> STATED EXERCISE
Repeat, exactly and in full, the lines of the listing below, but without any pictures.

> MATERIAL
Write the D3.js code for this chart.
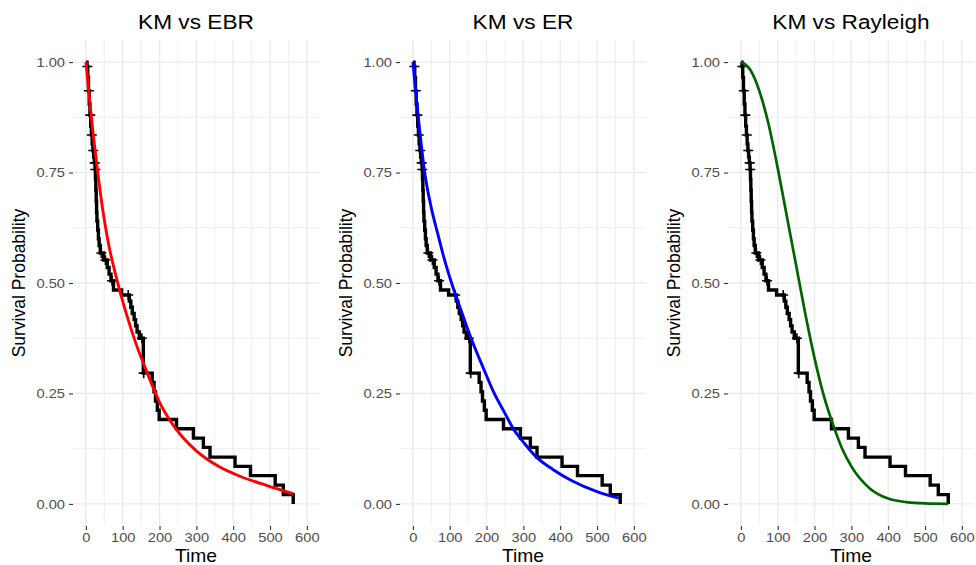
<!DOCTYPE html>
<html>
<head>
<meta charset="utf-8">
<script src="https://cdn.jsdelivr.net/npm/d3@7"></script>
<style>
  body { margin: 0; background: #ffffff; }
  text { font-family: "Liberation Sans", Arial, Helvetica, sans-serif; }
</style>
</head>
<body>
<svg id="chart" width="976" height="565"></svg>
<script>
// ---------------- data ----------------
const kmTime = [0, 3, 5, 7, 9, 11, 13, 15, 17, 19, 21, 23, 25, 26, 27, 28, 29, 30, 32, 34, 36, 39, 48, 58, 63, 68, 75, 97, 118, 122, 126, 131, 135, 139, 145, 156, 180, 185, 189, 194, 199, 246, 292, 319, 337, 405, 447, 514, 536, 563];
const kmSurv = [1, 0.99, 0.965, 0.935, 0.905, 0.88, 0.855, 0.835, 0.815, 0.80, 0.785, 0.772, 0.757, 0.735, 0.71, 0.685, 0.66, 0.64, 0.62, 0.60, 0.585, 0.568, 0.552, 0.535, 0.52, 0.505, 0.484, 0.473, 0.459, 0.445, 0.431, 0.417, 0.403, 0.389, 0.375, 0.296, 0.275, 0.254, 0.233, 0.212, 0.191, 0.170, 0.149, 0.128, 0.106, 0.085, 0.064, 0.0425, 0.021, 0.0];

const censTime = [4, 8, 12, 16, 20, 24, 25.5, 42, 53, 71, 115, 152, 157];
const censSurv = [0.99, 0.935, 0.88, 0.835, 0.80, 0.772, 0.757, 0.568, 0.552, 0.505, 0.473, 0.375, 0.296];

const ebrTime = [0, 10, 20, 30, 45, 60, 85, 110, 135, 165, 200, 240, 300, 360, 420, 490, 563];
const ebrSurv = [1, 0.915, 0.835, 0.765, 0.67, 0.595, 0.505, 0.43, 0.365, 0.30, 0.23, 0.175, 0.12, 0.085, 0.062, 0.042, 0.023];

const erTime = [0, 8, 16, 32, 50, 68, 85, 105, 130, 158, 190, 221, 250, 275, 300, 334, 380, 433, 500, 559];
const erSurv = [1, 0.93, 0.865, 0.75, 0.67, 0.61, 0.555, 0.50, 0.44, 0.375, 0.31, 0.25, 0.205, 0.167, 0.14, 0.107, 0.078, 0.052, 0.028, 0.013];

const rayTime = [0, 25, 50, 75, 100, 125, 150, 175, 200, 225, 250, 275, 300, 350, 400, 450, 500, 563];
const raySurv = [1, 0.983, 0.935, 0.86, 0.76, 0.65, 0.54, 0.43, 0.33, 0.245, 0.18, 0.125, 0.085, 0.035, 0.012, 0.004, 0.001, 0.0];

const panelTitles = ["KM vs EBR", "KM vs ER", "KM vs Rayleigh"];
const fitColors = ["#FF0000", "#0000FF", "#006400"];
const xTicks = [0, 100, 200, 300, 400, 500, 600];
const xMinor = [50, 150, 250, 350, 450, 550];
const yTicks = [0, 0.25, 0.5, 0.75, 1];
const yMinor = [0.125, 0.375, 0.625, 0.875];
const xLabel = "Time";
const yLabel = "Survival Probability";

// ---------------- drawing ----------------
const svg = d3.select("#chart");
svg.append("rect").attr("width", 976).attr("height", 565).attr("fill", "#ffffff");

const fits = [
  { t: ebrTime, s: ebrSurv },
  { t: erTime, s: erSurv },
  { t: rayTime, s: raySurv }
];
const panelLefts = [73, 400, 728];
const panelW = 246, pTop = 40, pBottom = 526;
const SX = 1.13; // horizontal glyph stretch seen in the reference

const km = kmTime.map((t, i) => ({ t, s: kmSurv[i] }));
const cens = censTime.map((t, i) => ({ t, s: censSurv[i] }));

panelTitles.forEach((title, p) => {
  const left = panelLefts[p];
  const x = d3.scaleLinear().domain([-35, 633]).range([left, left + panelW]);
  const y = d3.scaleLinear().domain([-0.05, 1.05]).range([pBottom, pTop]);
  const g = svg.append("g");

  // grid
  const grid = g.append("g");
  xMinor.forEach(v => grid.append("line").attr("x1", x(v)).attr("x2", x(v)).attr("y1", pTop).attr("y2", pBottom)
    .attr("stroke", "#EBEBEB").attr("stroke-width", 0.8));
  yMinor.forEach(v => grid.append("line").attr("y1", y(v)).attr("y2", y(v)).attr("x1", left).attr("x2", left + panelW)
    .attr("stroke", "#EBEBEB").attr("stroke-width", 0.8));
  xTicks.forEach(v => grid.append("line").attr("x1", x(v)).attr("x2", x(v)).attr("y1", pTop).attr("y2", pBottom)
    .attr("stroke", "#EBEBEB").attr("stroke-width", 1.4));
  yTicks.forEach(v => grid.append("line").attr("y1", y(v)).attr("y2", y(v)).attr("x1", left).attr("x2", left + panelW)
    .attr("stroke", "#EBEBEB").attr("stroke-width", 1.4));

  // axes
  const ya = g.append("g").attr("transform", `translate(${left},0)`)
    .call(d3.axisLeft(y).tickValues(yTicks).tickFormat(d3.format(".2f")).tickSize(4).tickPadding(4));
  ya.select(".domain").remove();
  ya.selectAll(".tick line").attr("stroke", "#333333").attr("stroke-width", 1.1);
  ya.selectAll(".tick text").attr("fill", "#4D4D4D").attr("font-size", 13)
    .attr("x", -8 / SX).attr("transform", `scale(${SX},1)`);

  const xa = g.append("g").attr("transform", `translate(0,${pBottom})`)
    .call(d3.axisBottom(x).tickValues(xTicks).tickFormat(d3.format("d")).tickSize(4).tickPadding(3));
  xa.select(".domain").remove();
  xa.selectAll(".tick line").attr("stroke", "#333333").attr("stroke-width", 1.1);
  xa.selectAll(".tick text").attr("fill", "#4D4D4D").attr("font-size", 13)
    .attr("transform", `scale(${SX},1)`);

  // KM step curve
  const stepLine = d3.line().x(d => x(d.t)).y(d => y(d.s)).curve(d3.curveStepAfter);
  g.append("path").datum(km).attr("d", stepLine).attr("fill", "none")
    .attr("stroke", "#000000").attr("stroke-width", 3.4).attr("stroke-linejoin", "miter");

  // censor marks
  const cm = g.append("g");
  cens.forEach(d => {
    cm.append("path")
      .attr("d", `M${x(d.t) - 5},${y(d.s)}H${x(d.t) + 5}M${x(d.t)},${y(d.s) - 5}V${y(d.s) + 5}`)
      .attr("stroke", "#000000").attr("stroke-width", 1.6).attr("fill", "none");
  });

  // fitted curve
  const fd = fits[p].t.map((t, i) => ({ t, s: fits[p].s[i] }));
  const smooth = d3.line().x(d => x(d.t)).y(d => y(d.s)).curve(d3.curveMonotoneX);
  g.append("path").datum(fd).attr("d", smooth).attr("fill", "none")
    .attr("stroke", fitColors[p]).attr("stroke-width", p === 2 ? 2.7 : 2.9);

  // titles
  const cx = left + panelW / 2;
  g.append("text").attr("transform", `translate(${cx},29) scale(1.08,1)`)
    .attr("text-anchor", "middle").attr("font-size", 21).attr("fill", "#000").text(title);
  g.append("text").attr("transform", `translate(${cx},562) scale(1.1,1)`)
    .attr("text-anchor", "middle").attr("font-size", 17.5).attr("fill", "#000").text(xLabel);
  g.append("text").attr("transform", `translate(${left - 48},${(pTop + pBottom) / 2}) rotate(-90) scale(1,1.1)`)
    .attr("text-anchor", "middle").attr("font-size", 17.5).attr("fill", "#000").text(yLabel);
});
</script>
</body>
</html>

> THE COMPLETED TASK
Write the D3.js code for this chart.
<!DOCTYPE html>
<html>
<head>
<meta charset="utf-8">
<script src="https://cdn.jsdelivr.net/npm/d3@7"></script>
<style>
  body { margin: 0; background: #ffffff; }
  text { font-family: "Liberation Sans", Arial, Helvetica, sans-serif; }
</style>
</head>
<body>
<svg id="chart" width="976" height="565"></svg>
<script>
// ---------------- data ----------------
const kmTime = [0, 3, 5, 7, 9, 11, 13, 15, 17, 19, 21, 23, 25, 26, 27, 28, 29, 30, 32, 34, 36, 39, 48, 58, 63, 68, 75, 97, 118, 122, 126, 131, 135, 139, 145, 156, 180, 185, 189, 194, 199, 246, 292, 319, 337, 405, 447, 514, 536, 563];
const kmSurv = [1, 0.99, 0.965, 0.935, 0.905, 0.88, 0.855, 0.835, 0.815, 0.80, 0.785, 0.772, 0.757, 0.735, 0.71, 0.685, 0.66, 0.64, 0.62, 0.60, 0.585, 0.568, 0.552, 0.535, 0.52, 0.505, 0.484, 0.473, 0.459, 0.445, 0.431, 0.417, 0.403, 0.389, 0.375, 0.296, 0.275, 0.254, 0.233, 0.212, 0.191, 0.170, 0.149, 0.128, 0.106, 0.085, 0.064, 0.0425, 0.021, 0.0];

const censTime = [4, 8, 12, 16, 20, 24, 25.5, 42, 53, 71, 115, 152, 157];
const censSurv = [0.99, 0.935, 0.88, 0.835, 0.80, 0.772, 0.757, 0.568, 0.552, 0.505, 0.473, 0.375, 0.296];

const ebrTime = [0, 10, 20, 30, 45, 60, 85, 110, 135, 165, 200, 240, 300, 360, 420, 490, 563];
const ebrSurv = [1, 0.915, 0.835, 0.765, 0.67, 0.595, 0.505, 0.43, 0.365, 0.30, 0.23, 0.175, 0.12, 0.085, 0.062, 0.042, 0.023];

const erTime = [0, 8, 16, 32, 50, 68, 85, 105, 130, 158, 190, 221, 250, 275, 300, 334, 380, 433, 500, 559];
const erSurv = [1, 0.93, 0.865, 0.75, 0.67, 0.61, 0.555, 0.50, 0.44, 0.375, 0.31, 0.25, 0.205, 0.167, 0.14, 0.107, 0.078, 0.052, 0.028, 0.013];

const rayTime = [0, 25, 50, 75, 100, 125, 150, 175, 200, 225, 250, 275, 300, 350, 400, 450, 500, 563];
const raySurv = [1, 0.983, 0.935, 0.86, 0.76, 0.65, 0.54, 0.43, 0.33, 0.245, 0.18, 0.125, 0.085, 0.035, 0.012, 0.004, 0.001, 0.0];

const panelTitles = ["KM vs EBR", "KM vs ER", "KM vs Rayleigh"];
const fitColors = ["#FF0000", "#0000FF", "#006400"];
const xTicks = [0, 100, 200, 300, 400, 500, 600];
const xMinor = [50, 150, 250, 350, 450, 550];
const yTicks = [0, 0.25, 0.5, 0.75, 1];
const yMinor = [0.125, 0.375, 0.625, 0.875];
const xLabel = "Time";
const yLabel = "Survival Probability";

// ---------------- drawing ----------------
const svg = d3.select("#chart");
svg.append("rect").attr("width", 976).attr("height", 565).attr("fill", "#ffffff");

const fits = [
  { t: ebrTime, s: ebrSurv },
  { t: erTime, s: erSurv },
  { t: rayTime, s: raySurv }
];
const panelLefts = [73, 400, 728];
const panelW = 246, pTop = 40, pBottom = 526;
const SX = 1.13; // horizontal glyph stretch seen in the reference

const km = kmTime.map((t, i) => ({ t, s: kmSurv[i] }));
const cens = censTime.map((t, i) => ({ t, s: censSurv[i] }));

panelTitles.forEach((title, p) => {
  const left = panelLefts[p];
  const x = d3.scaleLinear().domain([-35, 633]).range([left, left + panelW]);
  const y = d3.scaleLinear().domain([-0.05, 1.05]).range([pBottom, pTop]);
  const g = svg.append("g");

  // grid
  const grid = g.append("g");
  xMinor.forEach(v => grid.append("line").attr("x1", x(v)).attr("x2", x(v)).attr("y1", pTop).attr("y2", pBottom)
    .attr("stroke", "#EBEBEB").attr("stroke-width", 0.8));
  yMinor.forEach(v => grid.append("line").attr("y1", y(v)).attr("y2", y(v)).attr("x1", left).attr("x2", left + panelW)
    .attr("stroke", "#EBEBEB").attr("stroke-width", 0.8));
  xTicks.forEach(v => grid.append("line").attr("x1", x(v)).attr("x2", x(v)).attr("y1", pTop).attr("y2", pBottom)
    .attr("stroke", "#EBEBEB").attr("stroke-width", 1.4));
  yTicks.forEach(v => grid.append("line").attr("y1", y(v)).attr("y2", y(v)).attr("x1", left).attr("x2", left + panelW)
    .attr("stroke", "#EBEBEB").attr("stroke-width", 1.4));

  // axes
  const ya = g.append("g").attr("transform", `translate(${left},0)`)
    .call(d3.axisLeft(y).tickValues(yTicks).tickFormat(d3.format(".2f")).tickSize(4).tickPadding(4));
  ya.select(".domain").remove();
  ya.selectAll(".tick line").attr("stroke", "#333333").attr("stroke-width", 1.1);
  ya.selectAll(".tick text").attr("fill", "#4D4D4D").attr("font-size", 13)
    .attr("x", -8 / SX).attr("transform", `scale(${SX},1)`);

  const xa = g.append("g").attr("transform", `translate(0,${pBottom})`)
    .call(d3.axisBottom(x).tickValues(xTicks).tickFormat(d3.format("d")).tickSize(4).tickPadding(3));
  xa.select(".domain").remove();
  xa.selectAll(".tick line").attr("stroke", "#333333").attr("stroke-width", 1.1);
  xa.selectAll(".tick text").attr("fill", "#4D4D4D").attr("font-size", 13)
    .attr("transform", `scale(${SX},1)`);

  // KM step curve
  const stepLine = d3.line().x(d => x(d.t)).y(d => y(d.s)).curve(d3.curveStepAfter);
  g.append("path").datum(km).attr("d", stepLine).attr("fill", "none")
    .attr("stroke", "#000000").attr("stroke-width", 3.4).attr("stroke-linejoin", "miter");

  // censor marks
  const cm = g.append("g");
  cens.forEach(d => {
    cm.append("path")
      .attr("d", `M${x(d.t) - 5},${y(d.s)}H${x(d.t) + 5}M${x(d.t)},${y(d.s) - 5}V${y(d.s) + 5}`)
      .attr("stroke", "#000000").attr("stroke-width", 1.6).attr("fill", "none");
  });

  // fitted curve
  const fd = fits[p].t.map((t, i) => ({ t, s: fits[p].s[i] }));
  const smooth = d3.line().x(d => x(d.t)).y(d => y(d.s)).curve(d3.curveMonotoneX);
  g.append("path").datum(fd).attr("d", smooth).attr("fill", "none")
    .attr("stroke", fitColors[p]).attr("stroke-width", p === 2 ? 2.7 : 2.9);

  // titles
  const cx = left + panelW / 2;
  g.append("text").attr("transform", `translate(${cx},29) scale(1.08,1)`)
    .attr("text-anchor", "middle").attr("font-size", 21).attr("fill", "#000").text(title);
  g.append("text").attr("transform", `translate(${cx},562) scale(1.1,1)`)
    .attr("text-anchor", "middle").attr("font-size", 17.5).attr("fill", "#000").text(xLabel);
  g.append("text").attr("transform", `translate(${left - 48},${(pTop + pBottom) / 2}) rotate(-90) scale(1,1.1)`)
    .attr("text-anchor", "middle").attr("font-size", 17.5).attr("fill", "#000").text(yLabel);
});
</script>
</body>
</html>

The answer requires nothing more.